Analysts expect strong earnings, with IBES data from Refinitiv showing consensus looking for a 65.8% gain from a year ago, making corporate guidance more important than results.
‘NAME OF THE GAME’
Energy and technology stocks led the decline on Wall Street, with defensive consumer staples and utilities the only two of 11 S&P 500 sectors to gain. Staples have pricing power that could help Procter & Gamble Co, Coca-Cola Co and others rise, once it is clear their margins remain intact, said Tom Hayes, founder and managing member of Great Hill Capital LLC.
“Guidance is the name of the game. A lot of good news is already baked into the market and even with strong guidance, you may get a breather here,” Hayes said.
The MSCI world equity index, which tracks shares in 50 countries, closed down 0.33% to 723.66 after touching a record high on Wednesday.
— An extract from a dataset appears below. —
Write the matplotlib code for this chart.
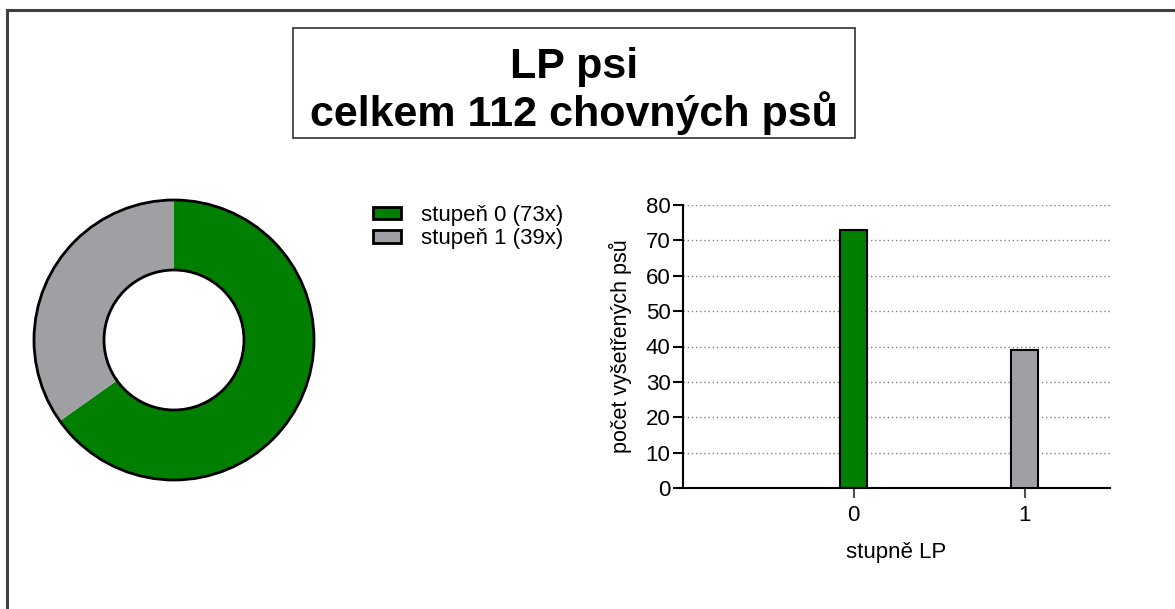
import matplotlib.pyplot as plt
from matplotlib.patches import Rectangle
from matplotlib.lines import Line2D

plt.rcParams['font.family'] = ['Liberation Sans', 'DejaVu Sans']

# data
stupne = ['0', '1']
pocty = [73, 39]
legenda = ['stupeň 0 (73x)', 'stupeň 1 (39x)']
barvy = ['#007f00', '#a0a0a4']

W, H = 1175, 609
fig = plt.figure(figsize=(W / 100, H / 100), dpi=100)

def fx(px):
    return px / W

def fy(py):
    return 1 - py / H

# outer frame (top and left edges only)
fig.add_artist(Line2D([fx(7), 1], [fy(10), fy(10)], color='#404040', lw=2.2))
fig.add_artist(Line2D([fx(7), fx(7)], [fy(10), 0], color='#404040', lw=2.2))

# title box
fig.add_artist(Rectangle((fx(293), fy(138)), fx(855) - fx(293), fy(28) - fy(138),
                         fill=False, edgecolor='#303030', lw=1.2))
fig.text(fx(574), fy(78), 'LP psi', ha='center', va='baseline',
         fontsize=31, fontweight='bold')
fig.text(fx(574), fy(126), 'celkem 112 chovných psů', ha='center', va='baseline',
         fontsize=31, fontweight='bold')

# donut
cx, cy, r = 174, 340, 140
half = 150
ax = fig.add_axes([fx(cx - half), fy(cy + half), 2 * half / W, 2 * half / H])
wedges, _ = ax.pie(pocty, colors=barvy, startangle=90, counterclock=False,
                   radius=1, wedgeprops=dict(width=0.5, edgecolor='none'))
# black outlines on outer and inner circle
ax.add_patch(plt.Circle((0, 0), 1, fill=False, edgecolor='black', lw=2))
ax.add_patch(plt.Circle((0, 0), 0.5, fill=False, edgecolor='black', lw=2))
ax.set_xlim(-half / r, half / r)
ax.set_ylim(-half / r, half / r)
ax.set_aspect('equal')
ax.axis('off')

# legend
handles = [Rectangle((0, 0), 1, 1, facecolor=c, edgecolor='black', lw=2) for c in barvy]
fig.legend(handles, legenda, loc='upper left', bbox_to_anchor=(fx(355), fy(187)),
           frameon=False, fontsize=16, handlelength=1.25, handleheight=0.5,
           handletextpad=0.9, labelspacing=0.12, borderpad=0.3)

# bar chart
bx = fig.add_axes([fx(683), fy(488), fx(1110) - fx(683), fy(205) - fy(488)])
pos = [int(s) for s in stupne]
bx.bar(pos, pocty, width=0.16, color=barvy, edgecolor='black', lw=1.5, zorder=3)
bx.set_xlim(-1, 1.5)
bx.set_ylim(0, 80)
bx.set_yticks(range(0, 81, 10))
bx.set_xticks(pos)
bx.set_xticklabels(stupne)
for y in range(10, 81, 10):
    bx.axhline(y, color='#808080', lw=1.0, ls=(0, (1, 2)), zorder=1)
for s in ['top', 'right']:
    bx.spines[s].set_visible(False)
for s in ['left', 'bottom']:
    bx.spines[s].set_linewidth(1.5)
bx.tick_params(axis='y', length=7, width=1.5, labelsize=16, pad=2)
bx.tick_params(axis='x', length=7, width=1.5, color='#505050', labelsize=16, pad=5)
bx.set_ylabel('počet vyšetřených psů', fontsize=15.5, labelpad=10)
bx.set_xlabel('stupně LP', fontsize=16, labelpad=12)

fig.savefig('out.png', dpi=100)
Europe’s broad FTSEurofirst 300 index closed down 0.92% at 1,761.30, less than 20 points from an all-time peak set Monday.
Losses in Europe were broad-based, with economically sensitive stocks such as banks, automakers and travel down between 0.3% and 1.6% as investors grew wary of rising COVID-19 cases and their potential economic impact.
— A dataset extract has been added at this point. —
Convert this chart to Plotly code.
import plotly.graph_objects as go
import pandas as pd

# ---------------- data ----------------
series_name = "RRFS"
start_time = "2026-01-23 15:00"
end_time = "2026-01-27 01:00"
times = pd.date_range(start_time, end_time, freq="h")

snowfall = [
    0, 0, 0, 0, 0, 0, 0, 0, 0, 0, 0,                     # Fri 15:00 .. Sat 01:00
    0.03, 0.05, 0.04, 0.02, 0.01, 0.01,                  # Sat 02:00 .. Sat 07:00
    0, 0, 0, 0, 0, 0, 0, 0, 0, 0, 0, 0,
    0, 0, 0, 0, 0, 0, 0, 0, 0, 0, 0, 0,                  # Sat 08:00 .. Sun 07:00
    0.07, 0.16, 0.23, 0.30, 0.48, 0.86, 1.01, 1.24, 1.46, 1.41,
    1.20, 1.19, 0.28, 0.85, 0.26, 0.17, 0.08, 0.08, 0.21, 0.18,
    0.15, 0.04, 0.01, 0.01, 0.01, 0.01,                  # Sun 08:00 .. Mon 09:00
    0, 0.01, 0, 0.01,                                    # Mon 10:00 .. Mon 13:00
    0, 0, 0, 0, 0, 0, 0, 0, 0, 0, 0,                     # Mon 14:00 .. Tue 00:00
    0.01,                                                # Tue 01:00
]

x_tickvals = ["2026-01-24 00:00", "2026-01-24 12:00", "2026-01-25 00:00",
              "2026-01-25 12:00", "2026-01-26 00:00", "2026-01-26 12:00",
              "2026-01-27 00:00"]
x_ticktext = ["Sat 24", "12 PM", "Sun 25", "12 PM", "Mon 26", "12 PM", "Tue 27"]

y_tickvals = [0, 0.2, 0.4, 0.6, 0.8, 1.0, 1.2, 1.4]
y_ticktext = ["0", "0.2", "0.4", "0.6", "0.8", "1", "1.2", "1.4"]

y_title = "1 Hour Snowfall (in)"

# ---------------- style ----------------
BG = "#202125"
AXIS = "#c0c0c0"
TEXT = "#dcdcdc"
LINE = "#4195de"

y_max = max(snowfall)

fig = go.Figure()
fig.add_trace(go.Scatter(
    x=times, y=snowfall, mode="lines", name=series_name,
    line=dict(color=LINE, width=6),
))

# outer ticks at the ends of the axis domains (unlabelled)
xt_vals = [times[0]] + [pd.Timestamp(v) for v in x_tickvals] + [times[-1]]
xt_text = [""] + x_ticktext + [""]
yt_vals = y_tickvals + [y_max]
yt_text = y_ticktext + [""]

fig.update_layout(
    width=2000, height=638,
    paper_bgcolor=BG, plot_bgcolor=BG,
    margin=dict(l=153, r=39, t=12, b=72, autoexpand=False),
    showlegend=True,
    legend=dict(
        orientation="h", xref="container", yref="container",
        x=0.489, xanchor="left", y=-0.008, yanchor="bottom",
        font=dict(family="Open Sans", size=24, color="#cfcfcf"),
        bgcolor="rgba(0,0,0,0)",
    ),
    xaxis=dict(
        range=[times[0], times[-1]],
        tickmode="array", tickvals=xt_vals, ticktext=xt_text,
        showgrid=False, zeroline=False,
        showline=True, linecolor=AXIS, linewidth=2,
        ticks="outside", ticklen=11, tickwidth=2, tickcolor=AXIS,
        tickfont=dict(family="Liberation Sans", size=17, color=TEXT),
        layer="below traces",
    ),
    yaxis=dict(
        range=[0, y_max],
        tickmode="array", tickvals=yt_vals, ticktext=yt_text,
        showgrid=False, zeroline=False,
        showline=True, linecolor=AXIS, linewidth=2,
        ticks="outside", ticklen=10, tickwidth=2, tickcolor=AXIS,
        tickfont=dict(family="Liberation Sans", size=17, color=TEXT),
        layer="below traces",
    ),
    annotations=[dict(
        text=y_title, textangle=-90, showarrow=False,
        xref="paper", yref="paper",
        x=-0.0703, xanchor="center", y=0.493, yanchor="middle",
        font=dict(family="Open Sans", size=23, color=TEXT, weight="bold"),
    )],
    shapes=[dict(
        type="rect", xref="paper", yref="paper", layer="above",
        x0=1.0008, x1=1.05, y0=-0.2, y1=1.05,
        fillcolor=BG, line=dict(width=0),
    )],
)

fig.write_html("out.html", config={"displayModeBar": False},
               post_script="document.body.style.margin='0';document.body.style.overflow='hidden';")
Official data showed that the United Kingdom reported the highest daily increase in COVID-19 cases since Jan. 15.
On Wall Street, the Dow Jones Industrial Average eked out a 0.15% gain but the S&P 500 fell 0.33% and the Nasdaq Composite slid 0.70%.
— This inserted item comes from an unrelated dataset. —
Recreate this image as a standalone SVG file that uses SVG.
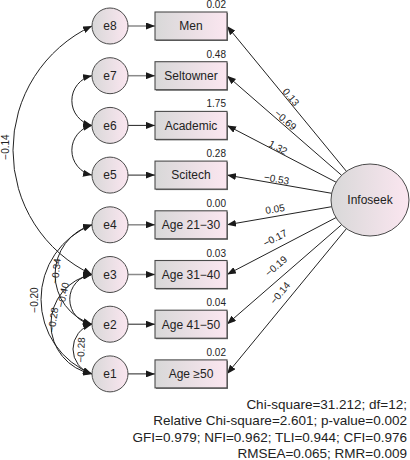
<svg xmlns="http://www.w3.org/2000/svg" width="410" height="460" viewBox="0 0 410 460">
<defs>
<linearGradient id="g" x1="0" y1="0" x2="1" y2="0"><stop offset="0" stop-color="#d8d8d8"/><stop offset="1" stop-color="#fbe6f0"/></linearGradient>
<marker id="ah" viewBox="0 0 9 7" refX="9" refY="3.5" markerWidth="9" markerHeight="7" markerUnits="userSpaceOnUse" orient="auto-start-reverse"><path d="M0,0 L9,3.5 L0,7 Z" fill="#1a1a1a"/></marker>
</defs>
<style>
text{font-family:"Liberation Sans",Arial,sans-serif;fill:#222}
.lab{font-size:12px;text-anchor:middle}
.num{font-size:10px;text-anchor:end}
.coef{font-size:10px;text-anchor:middle}
.box{fill:url(#g);stroke:#4a4a4a;stroke-width:1.1}
.sh{fill:#6a6a6a}
.err{fill:url(#g);stroke:#4a4a4a;stroke-width:1}
.p{fill:none;stroke:#222;stroke-width:1;marker-end:url(#ah)}
.gp{stroke:#8a8a8a;stroke-width:1.5}
.cov{fill:none;stroke:#222;stroke-width:1;marker-start:url(#ah);marker-end:url(#ah)}
.stat{font-size:13.5px;text-anchor:end}
</style>

<g id="connectors">
<path class="p gp" d="M128,26 L155,26"/>
<path class="p gp" d="M128,75.7 L155,75.7"/>
<path class="p" d="M128,125.4 L155,125.4"/>
<path class="p" d="M128,175.1 L155,175.1"/>
<path class="p gp" d="M128,224.8 L155,224.8"/>
<path class="p gp" d="M128,274.5 L155,274.5"/>
<path class="p" d="M128,324.2 L155,324.2"/>
<path class="p" d="M128,373.9 L155,373.9"/>

<path class="p" d="M346.4,171.3 L227,26"/>
<path class="p" d="M341.6,175.3 L227,75.7"/>
<path class="p" d="M336.1,182.2 L227,125.4"/>
<path class="p" d="M331.7,193.3 L227,175.1"/>
<path class="p" d="M331.7,206.7 L227,224.8"/>
<path class="p" d="M336.0,217.6 L227,274.5"/>
<path class="p" d="M341.6,224.7 L227,324.2"/>
<path class="p" d="M346.4,228.7 L227,373.9"/>

<path class="cov" d="M92,26 A137.2,137.2 0 0 0 92,274.5"/>
<path class="cov" d="M92,75.7 A25.4,25.4 0 0 0 92,125.4"/>
<path class="cov" d="M92,125.4 A25.4,25.4 0 0 0 92,175.1"/>
<path class="cov" d="M92,224.8 A80,80 0 0 0 92,373.9"/>
<path class="cov" d="M92,224.8 A51.9,51.9 0 0 0 92,324.2"/>
<path class="cov" d="M92,274.5 A50.6,50.6 0 0 0 92,373.9"/>
<path class="cov" d="M92,274.5 A25,25 0 0 0 92,324.2"/>
<path class="cov" d="M92,324.2 A25.75,25.75 0 0 0 92,373.9"/>

<text class="coef" transform="translate(291,97) rotate(50.6)" y="3.5">0.13</text>
<text class="coef" transform="translate(285.5,120) rotate(41)" y="3.5">−0.69</text>
<text class="coef" transform="translate(278,147.5) rotate(27.7)" y="3.5">1.32</text>
<text class="coef" transform="translate(276.5,179) rotate(9.9)" y="3.5">−0.53</text>
<text class="coef" transform="translate(275,209) rotate(-9.9)" y="3.5">0.05</text>
<text class="coef" transform="translate(275,238) rotate(-27.5)" y="3.5">−0.17</text>
<text class="coef" transform="translate(276,266) rotate(-41)" y="3.5">−0.19</text>
<text class="coef" transform="translate(280,293) rotate(-50.6)" y="3.5">−0.14</text>

<text class="coef" transform="translate(5,147) rotate(-90)" y="3.5">−0.14</text>
<text class="coef" transform="translate(34,300) rotate(-90)" y="3.5">−0.20</text>
<text class="coef" transform="translate(56,271) rotate(-84)" y="3.5">−0.34</text>
<text class="coef" transform="translate(63,295) rotate(-78)" y="3.5">−0.40</text>
<text class="coef" transform="translate(53,320) rotate(-82)" y="3.5">−0.28</text>
<text class="coef" transform="translate(81,350) rotate(-88)" y="3.5">−0.28</text>
</g>

<g id="e8"><circle class="err" cx="110" cy="26" r="18"/><text class="lab" x="110" y="30.3">e8</text></g>
<g id="e7"><circle class="err" cx="110" cy="75.7" r="18"/><text class="lab" x="110" y="80">e7</text></g>
<g id="e6"><circle class="err" cx="110" cy="125.4" r="18"/><text class="lab" x="110" y="129.7">e6</text></g>
<g id="e5"><circle class="err" cx="110" cy="175.1" r="18"/><text class="lab" x="110" y="179.4">e5</text></g>
<g id="e4"><circle class="err" cx="110" cy="224.8" r="18"/><text class="lab" x="110" y="229.1">e4</text></g>
<g id="e3"><circle class="err" cx="110" cy="274.5" r="18"/><text class="lab" x="110" y="278.8">e3</text></g>
<g id="e2"><circle class="err" cx="110" cy="324.2" r="18"/><text class="lab" x="110" y="328.5">e2</text></g>
<g id="e1"><circle class="err" cx="110" cy="373.9" r="18"/><text class="lab" x="110" y="378.2">e1</text></g>

<g id="men"><rect class="sh" x="156" y="13" width="72" height="28"/><rect class="box" x="155" y="12" width="72" height="28"/><text class="lab" x="191" y="30.3">Men</text><text class="num" x="226" y="8">0.02</text></g>
<g id="seltowner"><rect class="sh" x="156" y="62.7" width="72" height="28"/><rect class="box" x="155" y="61.7" width="72" height="28"/><text class="lab" x="191" y="80">Seltowner</text><text class="num" x="226" y="57.7">0.48</text></g>
<g id="academic"><rect class="sh" x="156" y="112.4" width="72" height="28"/><rect class="box" x="155" y="111.4" width="72" height="28"/><text class="lab" x="191" y="129.7">Academic</text><text class="num" x="226" y="107.4">1.75</text></g>
<g id="scitech"><rect class="sh" x="156" y="162.1" width="72" height="28"/><rect class="box" x="155" y="161.1" width="72" height="28"/><text class="lab" x="191" y="179.4">Scitech</text><text class="num" x="226" y="157.1">0.28</text></g>
<g id="age21"><rect class="sh" x="156" y="211.8" width="72" height="28"/><rect class="box" x="155" y="210.8" width="72" height="28"/><text class="lab" x="191" y="229.1">Age 21−30</text><text class="num" x="226" y="206.8">0.00</text></g>
<g id="age31"><rect class="sh" x="156" y="261.5" width="72" height="28"/><rect class="box" x="155" y="260.5" width="72" height="28"/><text class="lab" x="191" y="278.8">Age 31−40</text><text class="num" x="226" y="256.5">0.03</text></g>
<g id="age41"><rect class="sh" x="156" y="311.2" width="72" height="28"/><rect class="box" x="155" y="310.2" width="72" height="28"/><text class="lab" x="191" y="328.5">Age 41−50</text><text class="num" x="226" y="306.2">0.04</text></g>
<g id="age50"><rect class="sh" x="156" y="360.9" width="72" height="28"/><rect class="box" x="155" y="359.9" width="72" height="28"/><text class="lab" x="191" y="378.2">Age ≥50</text><text class="num" x="226" y="355.9">0.02</text></g>

<g id="infoseek"><ellipse class="err" cx="370" cy="200" rx="39" ry="36"/><text class="lab" x="370" y="204.3">Infoseek</text></g>

<g id="fit">
<text class="stat" x="407" y="408.5">Chi-square=31.212; df=12;</text>
<text class="stat" x="407" y="425">Relative Chi-square=2.601; p-value=0.002</text>
<text class="stat" x="407" y="441.5">GFI=0.979; NFI=0.962; TLI=0.944; CFI=0.976</text>
<text class="stat" x="407" y="458">RMSEA=0.065; RMR=0.009</text>
</g>
</svg>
Shares in emerging markets rose, bucking the global trend, with MSCI’s index gaining 0.77%.
The 10-year Treasury note fell 5.9 basis points to yield 1.2972%, while the dollar index, which tracks a basket of six currencies, rose 0.19% to 92.586.
The rally in U.S. and European bond prices, which show the inverse of yields, suggested growing investor caution.
The dollar has climbed in recent weeks as investors take stock of the Fed’s increasingly upbeat assessment of the U.S. economy, which for some investors has brought forward the timeframe for its next rate rise. Rates have fallen on Japanese buying and investors selling long-dated maturities for shorter-duration government debt, which has pushed prices up.
The euro fell 0.21% at $1.1810, while the yen traded slid 0.18% at $109.7900.
Oil prices fell as investors braced for increased supplies after a compromise agreement between leading OPEC producers and after a surprisingly low weekly reading on U.S. fuel demand.
Brent crude fell $1.29 to settle at $73.47 a barrel, while U.S. crude slid $1.48 to $71.65 a barrel.
Gold hit a one-month peak, spurred by Federal Reserve Chair Jerome Powell’s dovish comments that squashed market interest rates.
U.S. gold futures gained 0.3% to $1,830.00 an ounce.
COVID-19 VARIANT FEARS
China’s economic data showed average growth surpassed the first quarter, while June retail sales and industrial output beat expectations. But it also showed authorities, which only last week injected 1 trillion yuan into the financial system, will ensure that conditions stay loose.
The World Health Organization (WHO) COVID-19 dashboard reported the first weekly rise in global deaths from the virus in 10 weeks and a 5.6% jump in daily case numbers on Wednesday.
“The market is fearing the Delta variant could take a hold of different economies so you are almost seeing that we are back to the ‘bond yields lower, tech doing well’ scenario,” said Justin Onuekwusi, portfolio manager at Legal & General Investment Management.
The likes of Amazon and Google are up 6-8% this month, while China’s biggest tech firms Alibaba and Tencent have surged more than 12% since China’s central bank made a supportive policy tweak for the first time in nearly a year on Friday.
The Chinese yuan dipped to 6.4628 per dollar in Asia after hitting a three-week high of 6.4508 overnight.